Copy every line that contains the string "page" from the entries below.

━━ Records provided

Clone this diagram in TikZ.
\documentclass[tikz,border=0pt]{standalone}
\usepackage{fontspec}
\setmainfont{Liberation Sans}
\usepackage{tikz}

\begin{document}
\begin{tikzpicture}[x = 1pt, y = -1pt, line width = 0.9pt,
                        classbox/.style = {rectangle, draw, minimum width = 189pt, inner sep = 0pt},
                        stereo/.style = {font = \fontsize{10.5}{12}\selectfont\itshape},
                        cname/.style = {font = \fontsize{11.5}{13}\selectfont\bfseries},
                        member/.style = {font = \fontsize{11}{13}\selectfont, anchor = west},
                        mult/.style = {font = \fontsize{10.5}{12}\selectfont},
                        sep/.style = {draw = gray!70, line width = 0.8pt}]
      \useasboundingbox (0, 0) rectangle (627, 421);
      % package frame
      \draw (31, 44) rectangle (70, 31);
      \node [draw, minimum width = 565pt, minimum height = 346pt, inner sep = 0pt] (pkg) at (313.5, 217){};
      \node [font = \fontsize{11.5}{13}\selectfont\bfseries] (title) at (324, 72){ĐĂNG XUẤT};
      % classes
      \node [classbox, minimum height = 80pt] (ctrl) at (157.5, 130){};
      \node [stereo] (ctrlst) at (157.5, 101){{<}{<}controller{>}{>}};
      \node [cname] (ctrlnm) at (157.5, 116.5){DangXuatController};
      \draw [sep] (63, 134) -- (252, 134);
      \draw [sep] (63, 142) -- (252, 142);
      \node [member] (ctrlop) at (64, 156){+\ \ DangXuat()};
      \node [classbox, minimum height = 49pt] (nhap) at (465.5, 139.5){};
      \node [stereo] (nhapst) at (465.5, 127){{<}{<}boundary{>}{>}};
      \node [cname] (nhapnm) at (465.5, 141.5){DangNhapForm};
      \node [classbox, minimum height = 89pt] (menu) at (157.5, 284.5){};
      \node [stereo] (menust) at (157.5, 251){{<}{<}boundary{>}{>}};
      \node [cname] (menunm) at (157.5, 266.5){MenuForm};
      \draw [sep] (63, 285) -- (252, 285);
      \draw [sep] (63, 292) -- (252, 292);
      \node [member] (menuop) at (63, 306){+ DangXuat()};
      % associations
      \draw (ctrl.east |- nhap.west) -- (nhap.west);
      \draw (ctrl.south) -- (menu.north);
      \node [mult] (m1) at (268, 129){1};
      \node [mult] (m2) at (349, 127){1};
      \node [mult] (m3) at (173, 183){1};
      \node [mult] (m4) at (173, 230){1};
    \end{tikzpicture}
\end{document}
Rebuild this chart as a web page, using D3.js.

━━━━
━━ Records provided

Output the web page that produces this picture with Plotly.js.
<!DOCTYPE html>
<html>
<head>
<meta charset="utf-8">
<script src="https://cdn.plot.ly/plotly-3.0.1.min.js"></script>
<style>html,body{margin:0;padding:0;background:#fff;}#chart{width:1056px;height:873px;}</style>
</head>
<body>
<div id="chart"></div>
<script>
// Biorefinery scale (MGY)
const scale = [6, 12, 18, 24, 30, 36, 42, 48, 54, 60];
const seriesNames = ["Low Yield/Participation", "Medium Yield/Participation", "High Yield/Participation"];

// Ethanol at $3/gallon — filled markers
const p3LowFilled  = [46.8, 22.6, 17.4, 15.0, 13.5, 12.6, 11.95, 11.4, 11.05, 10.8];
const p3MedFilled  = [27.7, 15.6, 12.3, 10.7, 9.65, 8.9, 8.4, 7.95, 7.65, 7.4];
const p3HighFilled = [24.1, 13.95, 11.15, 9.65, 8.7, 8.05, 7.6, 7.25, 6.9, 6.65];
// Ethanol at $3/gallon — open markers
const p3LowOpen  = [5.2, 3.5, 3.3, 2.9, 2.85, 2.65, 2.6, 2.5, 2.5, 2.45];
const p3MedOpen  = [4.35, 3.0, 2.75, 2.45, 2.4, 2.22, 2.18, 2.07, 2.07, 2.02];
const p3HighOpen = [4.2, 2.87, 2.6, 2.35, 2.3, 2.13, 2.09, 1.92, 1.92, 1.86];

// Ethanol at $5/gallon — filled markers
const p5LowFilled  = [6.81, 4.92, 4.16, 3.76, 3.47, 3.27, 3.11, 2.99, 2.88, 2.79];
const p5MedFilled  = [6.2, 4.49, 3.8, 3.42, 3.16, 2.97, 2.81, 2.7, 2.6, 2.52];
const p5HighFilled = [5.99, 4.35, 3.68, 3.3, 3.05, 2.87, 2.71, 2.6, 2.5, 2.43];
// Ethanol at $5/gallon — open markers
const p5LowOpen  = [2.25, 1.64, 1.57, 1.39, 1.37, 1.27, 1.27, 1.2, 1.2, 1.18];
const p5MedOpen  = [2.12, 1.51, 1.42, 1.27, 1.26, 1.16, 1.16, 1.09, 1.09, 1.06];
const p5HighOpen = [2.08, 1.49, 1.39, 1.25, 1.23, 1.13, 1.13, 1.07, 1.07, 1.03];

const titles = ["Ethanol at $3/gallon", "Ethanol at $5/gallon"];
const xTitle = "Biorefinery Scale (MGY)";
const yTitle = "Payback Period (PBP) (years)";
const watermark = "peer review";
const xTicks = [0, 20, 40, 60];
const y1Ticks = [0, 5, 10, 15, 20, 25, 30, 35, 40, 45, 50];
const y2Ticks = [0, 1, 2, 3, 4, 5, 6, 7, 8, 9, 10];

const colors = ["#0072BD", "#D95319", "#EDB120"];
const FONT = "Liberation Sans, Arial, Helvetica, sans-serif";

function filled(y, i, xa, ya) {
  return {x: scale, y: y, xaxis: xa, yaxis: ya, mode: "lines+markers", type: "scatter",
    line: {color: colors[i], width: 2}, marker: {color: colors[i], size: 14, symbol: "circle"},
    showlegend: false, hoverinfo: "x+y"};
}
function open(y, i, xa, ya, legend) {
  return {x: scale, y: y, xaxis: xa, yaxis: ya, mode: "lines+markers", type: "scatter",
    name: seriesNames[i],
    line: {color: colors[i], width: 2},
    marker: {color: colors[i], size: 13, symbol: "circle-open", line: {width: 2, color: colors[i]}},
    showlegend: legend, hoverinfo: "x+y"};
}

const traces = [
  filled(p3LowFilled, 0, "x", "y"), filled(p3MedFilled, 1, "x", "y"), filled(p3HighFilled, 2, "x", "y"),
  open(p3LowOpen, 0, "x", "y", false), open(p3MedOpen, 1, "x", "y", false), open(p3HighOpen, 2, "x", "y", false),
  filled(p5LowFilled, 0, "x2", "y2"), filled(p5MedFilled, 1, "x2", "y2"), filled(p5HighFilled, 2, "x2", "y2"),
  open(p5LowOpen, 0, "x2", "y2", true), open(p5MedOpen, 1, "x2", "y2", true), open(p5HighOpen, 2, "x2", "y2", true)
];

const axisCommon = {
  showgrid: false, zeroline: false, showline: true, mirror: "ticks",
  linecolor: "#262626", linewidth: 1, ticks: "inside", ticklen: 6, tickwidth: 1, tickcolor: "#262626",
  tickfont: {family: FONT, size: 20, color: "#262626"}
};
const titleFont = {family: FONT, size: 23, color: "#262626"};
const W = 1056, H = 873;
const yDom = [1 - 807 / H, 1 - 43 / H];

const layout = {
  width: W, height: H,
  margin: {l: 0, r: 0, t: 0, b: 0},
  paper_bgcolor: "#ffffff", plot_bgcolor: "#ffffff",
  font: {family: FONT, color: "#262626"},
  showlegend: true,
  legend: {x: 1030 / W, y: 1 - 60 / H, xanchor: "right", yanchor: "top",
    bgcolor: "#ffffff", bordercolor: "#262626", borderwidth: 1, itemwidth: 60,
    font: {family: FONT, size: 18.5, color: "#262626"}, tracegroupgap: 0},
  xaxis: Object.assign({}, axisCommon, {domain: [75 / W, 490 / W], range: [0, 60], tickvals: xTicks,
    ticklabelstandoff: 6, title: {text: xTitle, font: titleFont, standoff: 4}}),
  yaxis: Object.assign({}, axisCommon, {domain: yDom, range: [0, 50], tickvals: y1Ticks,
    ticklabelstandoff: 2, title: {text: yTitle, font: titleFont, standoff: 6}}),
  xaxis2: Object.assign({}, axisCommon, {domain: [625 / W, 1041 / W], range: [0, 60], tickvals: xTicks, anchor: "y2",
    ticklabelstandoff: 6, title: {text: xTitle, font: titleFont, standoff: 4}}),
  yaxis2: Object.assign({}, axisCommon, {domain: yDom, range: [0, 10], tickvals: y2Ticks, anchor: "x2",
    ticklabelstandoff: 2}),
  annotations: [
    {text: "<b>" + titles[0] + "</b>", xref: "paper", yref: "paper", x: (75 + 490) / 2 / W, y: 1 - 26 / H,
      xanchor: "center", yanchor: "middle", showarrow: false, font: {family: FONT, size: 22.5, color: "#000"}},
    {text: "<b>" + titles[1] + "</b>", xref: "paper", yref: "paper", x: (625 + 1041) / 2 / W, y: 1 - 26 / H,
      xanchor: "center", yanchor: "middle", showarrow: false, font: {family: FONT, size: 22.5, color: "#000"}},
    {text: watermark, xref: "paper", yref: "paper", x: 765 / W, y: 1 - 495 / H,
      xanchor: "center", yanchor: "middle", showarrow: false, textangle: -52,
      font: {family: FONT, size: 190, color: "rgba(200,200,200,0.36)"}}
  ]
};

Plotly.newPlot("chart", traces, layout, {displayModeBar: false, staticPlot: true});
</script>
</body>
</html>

━━━━

Right answer:
Rebuild this chart as a web page, using D3.js.
Output the web page that produces this picture with Plotly.js.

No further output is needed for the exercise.